═══ Recorded information

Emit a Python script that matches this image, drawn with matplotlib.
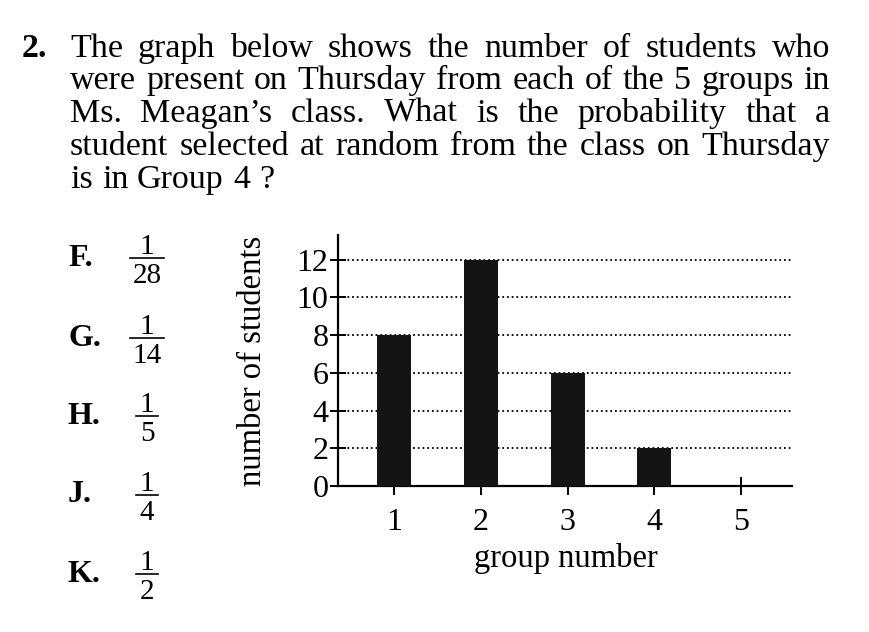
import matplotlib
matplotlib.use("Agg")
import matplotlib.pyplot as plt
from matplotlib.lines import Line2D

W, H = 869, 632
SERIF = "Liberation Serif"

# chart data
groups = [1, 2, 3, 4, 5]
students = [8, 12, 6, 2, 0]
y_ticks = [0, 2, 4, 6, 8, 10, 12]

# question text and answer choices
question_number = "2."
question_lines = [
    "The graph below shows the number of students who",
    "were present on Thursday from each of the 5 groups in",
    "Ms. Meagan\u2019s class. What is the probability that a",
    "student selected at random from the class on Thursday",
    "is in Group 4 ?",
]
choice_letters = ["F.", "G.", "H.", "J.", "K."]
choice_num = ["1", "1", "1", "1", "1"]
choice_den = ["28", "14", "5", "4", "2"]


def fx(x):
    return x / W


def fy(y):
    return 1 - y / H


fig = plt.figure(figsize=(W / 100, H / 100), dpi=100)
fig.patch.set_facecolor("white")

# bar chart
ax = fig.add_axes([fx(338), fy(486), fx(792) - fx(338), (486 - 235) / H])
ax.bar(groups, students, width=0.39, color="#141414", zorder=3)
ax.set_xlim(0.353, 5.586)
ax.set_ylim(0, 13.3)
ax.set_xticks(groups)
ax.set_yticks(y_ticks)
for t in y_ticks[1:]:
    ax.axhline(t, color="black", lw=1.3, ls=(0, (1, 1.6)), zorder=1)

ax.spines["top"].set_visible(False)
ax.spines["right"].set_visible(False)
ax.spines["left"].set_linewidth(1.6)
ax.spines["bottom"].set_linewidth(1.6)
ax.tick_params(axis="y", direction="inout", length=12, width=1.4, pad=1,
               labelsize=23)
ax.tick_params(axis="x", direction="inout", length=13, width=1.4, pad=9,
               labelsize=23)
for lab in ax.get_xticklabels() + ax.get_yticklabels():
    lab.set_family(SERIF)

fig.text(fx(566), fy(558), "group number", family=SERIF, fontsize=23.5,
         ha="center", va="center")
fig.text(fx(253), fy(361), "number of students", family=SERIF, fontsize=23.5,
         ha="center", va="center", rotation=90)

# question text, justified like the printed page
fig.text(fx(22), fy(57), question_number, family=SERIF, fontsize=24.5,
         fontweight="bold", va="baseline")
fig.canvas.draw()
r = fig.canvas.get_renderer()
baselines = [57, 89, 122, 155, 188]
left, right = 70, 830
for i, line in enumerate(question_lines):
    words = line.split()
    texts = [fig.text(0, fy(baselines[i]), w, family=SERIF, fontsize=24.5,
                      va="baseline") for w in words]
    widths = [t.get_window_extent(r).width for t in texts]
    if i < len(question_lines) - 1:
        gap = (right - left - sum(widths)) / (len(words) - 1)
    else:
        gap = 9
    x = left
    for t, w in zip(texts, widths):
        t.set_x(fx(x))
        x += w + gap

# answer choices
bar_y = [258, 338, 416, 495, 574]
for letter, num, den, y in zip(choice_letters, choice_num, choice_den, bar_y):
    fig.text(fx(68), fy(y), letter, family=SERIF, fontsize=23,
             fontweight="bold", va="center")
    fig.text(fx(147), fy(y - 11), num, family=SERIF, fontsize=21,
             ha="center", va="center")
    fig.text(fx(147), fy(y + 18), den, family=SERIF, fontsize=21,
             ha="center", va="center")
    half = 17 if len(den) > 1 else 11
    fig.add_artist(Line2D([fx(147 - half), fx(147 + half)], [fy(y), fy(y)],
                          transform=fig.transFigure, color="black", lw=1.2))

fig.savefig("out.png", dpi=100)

══════

- Task description
Return the full material word for word. Do not include the pictures.

- Final result
Emit a Python script that matches this image, drawn with matplotlib.
import matplotlib
matplotlib.use("Agg")
import matplotlib.pyplot as plt
from matplotlib.lines import Line2D

W, H = 869, 632
SERIF = "Liberation Serif"

# chart data
groups = [1, 2, 3, 4, 5]
students = [8, 12, 6, 2, 0]
y_ticks = [0, 2, 4, 6, 8, 10, 12]

# question text and answer choices
question_number = "2."
question_lines = [
    "The graph below shows the number of students who",
    "were present on Thursday from each of the 5 groups in",
    "Ms. Meagan\u2019s class. What is the probability that a",
    "student selected at random from the class on Thursday",
    "is in Group 4 ?",
]
choice_letters = ["F.", "G.", "H.", "J.", "K."]
choice_num = ["1", "1", "1", "1", "1"]
choice_den = ["28", "14", "5", "4", "2"]


def fx(x):
    return x / W


def fy(y):
    return 1 - y / H


fig = plt.figure(figsize=(W / 100, H / 100), dpi=100)
fig.patch.set_facecolor("white")

# bar chart
ax = fig.add_axes([fx(338), fy(486), fx(792) - fx(338), (486 - 235) / H])
ax.bar(groups, students, width=0.39, color="#141414", zorder=3)
ax.set_xlim(0.353, 5.586)
ax.set_ylim(0, 13.3)
ax.set_xticks(groups)
ax.set_yticks(y_ticks)
for t in y_ticks[1:]:
    ax.axhline(t, color="black", lw=1.3, ls=(0, (1, 1.6)), zorder=1)

ax.spines["top"].set_visible(False)
ax.spines["right"].set_visible(False)
ax.spines["left"].set_linewidth(1.6)
ax.spines["bottom"].set_linewidth(1.6)
ax.tick_params(axis="y", direction="inout", length=12, width=1.4, pad=1,
               labelsize=23)
ax.tick_params(axis="x", direction="inout", length=13, width=1.4, pad=9,
               labelsize=23)
for lab in ax.get_xticklabels() + ax.get_yticklabels():
    lab.set_family(SERIF)

fig.text(fx(566), fy(558), "group number", family=SERIF, fontsize=23.5,
         ha="center", va="center")
fig.text(fx(253), fy(361), "number of students", family=SERIF, fontsize=23.5,
         ha="center", va="center", rotation=90)

# question text, justified like the printed page
fig.text(fx(22), fy(57), question_number, family=SERIF, fontsize=24.5,
         fontweight="bold", va="baseline")
fig.canvas.draw()
r = fig.canvas.get_renderer()
baselines = [57, 89, 122, 155, 188]
left, right = 70, 830
for i, line in enumerate(question_lines):
    words = line.split()
    texts = [fig.text(0, fy(baselines[i]), w, family=SERIF, fontsize=24.5,
                      va="baseline") for w in words]
    widths = [t.get_window_extent(r).width for t in texts]
    if i < len(question_lines) - 1:
        gap = (right - left - sum(widths)) / (len(words) - 1)
    else:
        gap = 9
    x = left
    for t, w in zip(texts, widths):
        t.set_x(fx(x))
        x += w + gap

# answer choices
bar_y = [258, 338, 416, 495, 574]
for letter, num, den, y in zip(choice_letters, choice_num, choice_den, bar_y):
    fig.text(fx(68), fy(y), letter, family=SERIF, fontsize=23,
             fontweight="bold", va="center")
    fig.text(fx(147), fy(y - 11), num, family=SERIF, fontsize=21,
             ha="center", va="center")
    fig.text(fx(147), fy(y + 18), den, family=SERIF, fontsize=21,
             ha="center", va="center")
    half = 17 if len(den) > 1 else 11
    fig.add_artist(Line2D([fx(147 - half), fx(147 + half)], [fy(y), fy(y)],
                          transform=fig.transFigure, color="black", lw=1.2))

fig.savefig("out.png", dpi=100)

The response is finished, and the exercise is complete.